We talk to Trisha Grocott, reader in palliative wound care at the Florence Nightingale School of Nursing and Midwifery at King’s College London, who qualified as a nurse in 1973.
Why did you become a nurse?
I wanted a job helping people in difficulty. I thought about relief work, but I find difficulty that arises as a result of cruelty hard to witness. I volunteered in a hospice to see if nursing was for me. I found being with people who are sick, have long-term conditions and need palliative care rewarding and challenging. I also discovered a research objective.
Where did you train?
St George’s Hospital, London.
What was your first job in nursing?
Staff nurse in an acute district general hospital.

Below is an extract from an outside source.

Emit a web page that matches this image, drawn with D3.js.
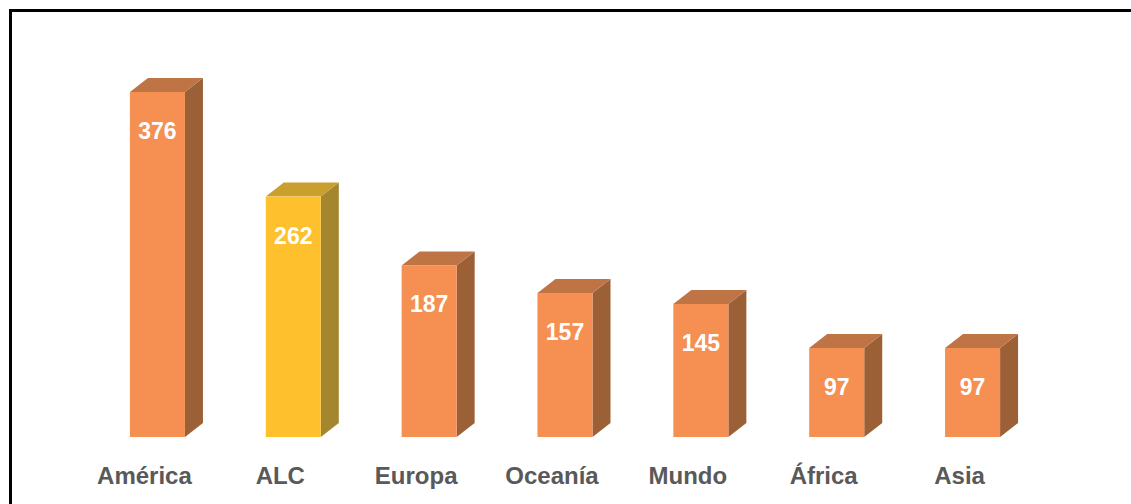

From whom have you learnt most in your nursing career?
Patients taught me to listen carefully, so I would understand their needs through their language and expressions.
What advice would you give someone starting out?
Find out if nursing is for you by working as a healthcare assistant. Gain experience in the community and an acute hospital. Develop writing skills and be competent in mathematics, which is vital for calculating medications. Learn to be constructively critical of your and others’ observations to avoid jumping to conclusions, which may be wrong and cause upset and harm.
What’s the most satisfying part of your job?
The sense of accomplishment when patients and clinicians see the benefits of research. We have been working with people with epidermolysis bullosa on body wrap systems. When patients say products have cut dressing change time by a third, they feel free without bandages and can wear shoes again, these are satisfying moments.
What’s your proudest achievement?
At my PhD degree ceremony, Professor Wilson Barnett read out the title of my thesis: An Evaluation of the Palliative Management of Fungating Malignant Wounds, within a Multiple-Case Study Design. Someone had said “you are not going to read that out, are you?” The achievement was twofold: being awarded the PhD and the recognition the professor placed on the subject and its importance for patients.
What will change nursing?
The demographic profile in the UK, in particular older people. A graduate workforce means nurses will lead and supervise students to a greater extent. Technology will change care, particularly remote monitoring. Nurses will still need to be hands on to maintain patients’ dignity when they are less able to look after themselves - that is the essence of real nursing.
What makes a good nurse?
Being able to feel what patients are going through and using this to plan and deliver care in a way so they feel valued and safe.
If you could change one thing in healthcare, what would it be?
The despair experienced by people with advanced disease when different specialisms are involved but no one person is coordinating care.
If you could spend an hour with someone, who would it be?
The author and academic HP Rickman who has sadly now died. I came across his book called Understanding and the Human Studies when I was struggling with my PhD - it turned my study around.